When William Byrd, eulogised as “Britain’s greatest composer” by Joseph Kerman, published four hundred years ago the final installment of his monumental Gradualia (“music for a people oppressed”), England found itself engulfed in an anti-Catholic frenzy that had been brought to boiling point by the 1605 Gunpowder Plot. It was composed during a period of brutal religious persecution and upon which the Jesuit influence, an influence that until very recently had gone unrecognised, was decisive.
A dozen years earlier, in 1593, Elizabeth I introduced An Act for Restraining Popish
Recusants, a statute that signalled a hardening of the monarch’s initially moderate attitude towards those Catholics who refused to attend services of the Church of England. Since the 1559 Act of Uniformity of Common Prayer and Administration of the Sacrament, Roman Catholics had been liable to imprisonment for attending Mass and were fined for non-attendance at services of the Church of England. It was in this oppressive environment that William Byrd, a staunch Catholic who was frequently fined under the recusancy laws, rose to prominence not only as the finest musician of his day, but also for gaining admission as a Gentleman of the Chapel Royal (in 1572) where he was listed as organist alongside his contemporary Thomas Tallis.
Byrd pubished this eucharistic motet in the 1607 Gradualia.
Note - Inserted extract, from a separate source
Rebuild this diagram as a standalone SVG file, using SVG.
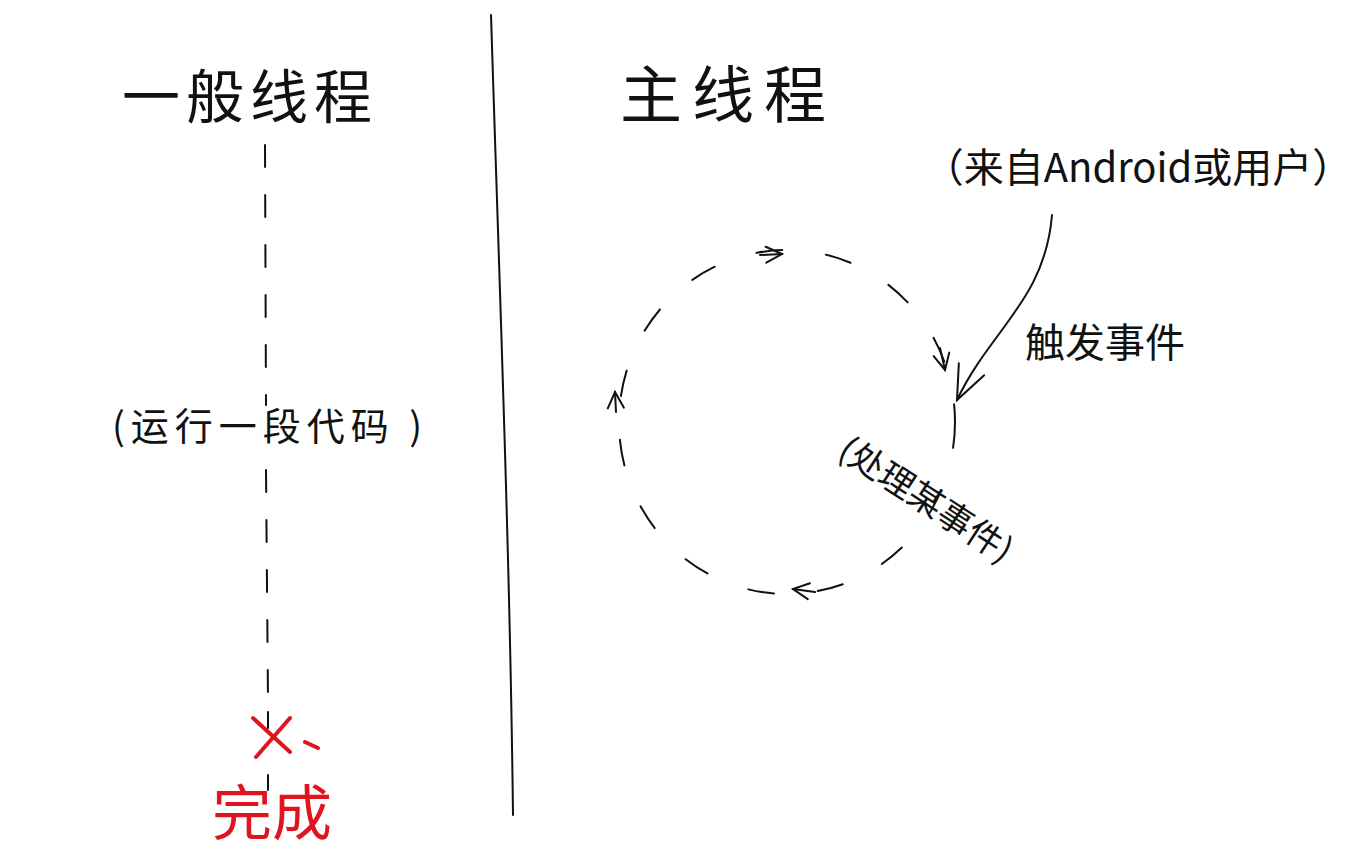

It’s the magnificat antiphon for First Vespers appointed to be sung on the Feast of Corpus Christi. It opens with some wonderful chromatic harmonies and progresses smoothly through it’s changes both of mood and of subject. It’s sung below by the Cambridge Singers conducted by John Rutter.
[I cannot embed this video, so please click into this link and then the video on Mark’s blog.]
O quam suavis est, Domine, Spiritus tuus, qui, ut dulcedinem tuam in filios demonstrares, pane suavissimo de coelo praestito, esurientes reples bonis, fastidiosos divites dimittens inanes.
O how sweet, Lord, is thy Holy Spirit: thou who, to show thy loving kindness unto thy children, sent sweetest bread from heaven, filling the hungry with good things but sending the rich empty away.
Magnificat Antiphon for First Vespers, Feast of Corpus Christi
Very lovely! Thank you! Looking about for versions of the Corpus Christi hymns, I found this at Spotify, Byrd’s ‘Mass for four voices with the propers for Corpus Christi’ (viz. http://open.spotify.com/album/3J68XHYmcPUXTVRTNQ8CK3): not really what I wanted, apart from the Pange lingua but beautiful. Alas, in the parish church our music tomorrow (Corpus Christi on Sunday) won’t be quite so… lovely and beautiful.